A man who knew he was only a man.

His name was Jeremiah.

Monday, February 16, 2009


Watch TV with sleepy eyes.

Sit low in thickly armchairs.

Engulf slothfully decadent mattresses.

Foretell often the secrets of couches.

Drown in the partiality of a luke warm bath.

Listen in quiet contempt for the stories of carpet.

And then go out to the ledge on the bridge connected to the road by the lake on the edge of town near the old oak.

There, we will find none of the things that keep us indoors.

Because we were meant for so much more.

Tuesday, January 27, 2009

A figuring out of sorts.

Don't try to explain it.

You just can't.

Don't attempt to wrap this thing in human confines.

It is pain and joy all in one and then neither.

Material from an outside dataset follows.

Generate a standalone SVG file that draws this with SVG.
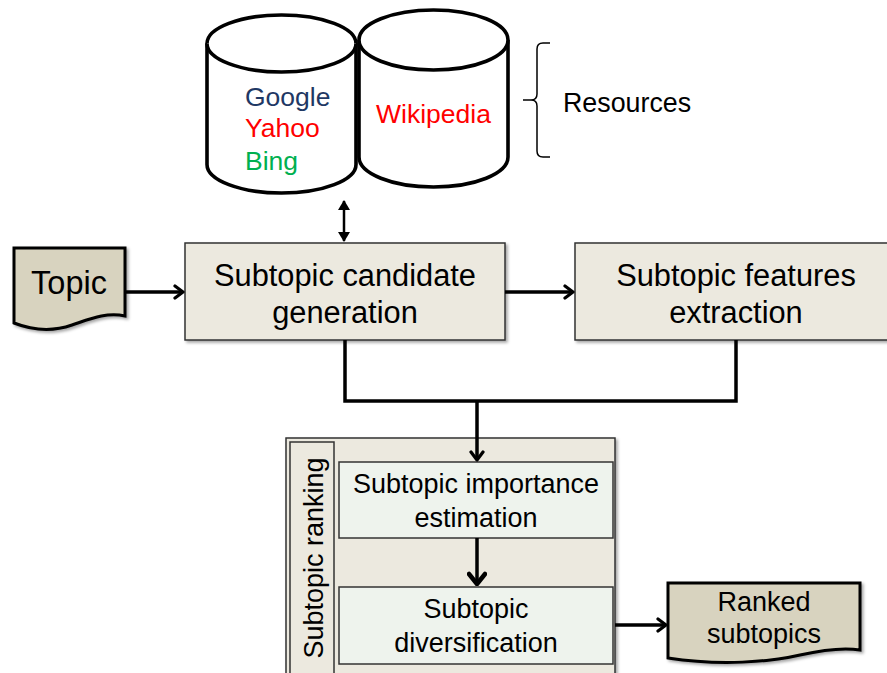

It is that feeling that you get when you are standing alone in the doorway or when you find yourself face to face with the one who holds the fullness of your attention.
It is when the words that are attempting to escape your mind and heart get trapped in the depths of your stomach.
It is the reason that you find yourself alone and crying in your room with thoughts of great depth plaguing your fickle mind.
It's the feeling of hope that invades your confines in the presence of death.
And it is the reality of the life ending moments that we so strongly try to waver from.

But it is also the reason for bravery and for strength.
It is the reason for rain and waves.
It is the reason for sun and wind.
It is the reason for life and death.

So let love fill all things, near and far.
Let it be that which we cling to in all situations and landscapes.
Let us reach out to it as though it was our last hope.

And then, when all else has fallen, let us realize that it is our only hope.

Love. Love. Love.

Thursday, January 22, 2009

A revolution that was still.

The soil is being tilled beneath us.
Within us.
Among us.

In that soil lies a seed of the purest revolution.
A revolution not of protests.
A revolution not of picketing.
A revolution not of raised voices.

One day this seed grew into a seedling.
It endured the harsh winds of northern lands.
It endured the flooding rains from above.
It endured the scorching of the sun.

And still, quietly, this seedling of revolution continued to grow and stretch out into the world.
And now this seedling has hardened its branches and trunk and is standing firmly as what it was created to be.

And now stands an Oak of revolution amongst us here in this day.
An Oak that supports the children of the land.
An Oak that helps the elderly to stand straight.
An Oak that shades the workers of the harvest.

And now the revolution takes on new definitions.
A revolution of quiet love.
A revolution of still waters.
A revolution of blessed conversations.

A revolution that is held by the great Oak that stands firmly by the cool waters of the brook.

This was a revolution that was still.

Monday, January 19, 2009

Toward Sunlit Treetops


Who am I?

I am Thomas.

I am Judas.

I speak with the forked tongue of a serpent about the greatness of God and pretend like he doesn't know.
I use a mouth full of filth to gain acceptance from others and then use it again to profess the gospel.
I use my doubt as an excuse for my weakness and that as an excuse for my fear.

But even with all of these things wrapping up this frail body, the helper still comes to me at night.
When all have gone and my heart is at the door I find myself prostrate once again.
And it is here that I go once again to the forest of full wells and fruit laden trees.

And so on and so on does this twisted fern grow. Growing on grace it would seem. Toward sunlit treetops.

Who am I?

I am forgiven.

I am a child of Grace.

I am the fern that grows up from a great vine. Up toward the sunlit treetops.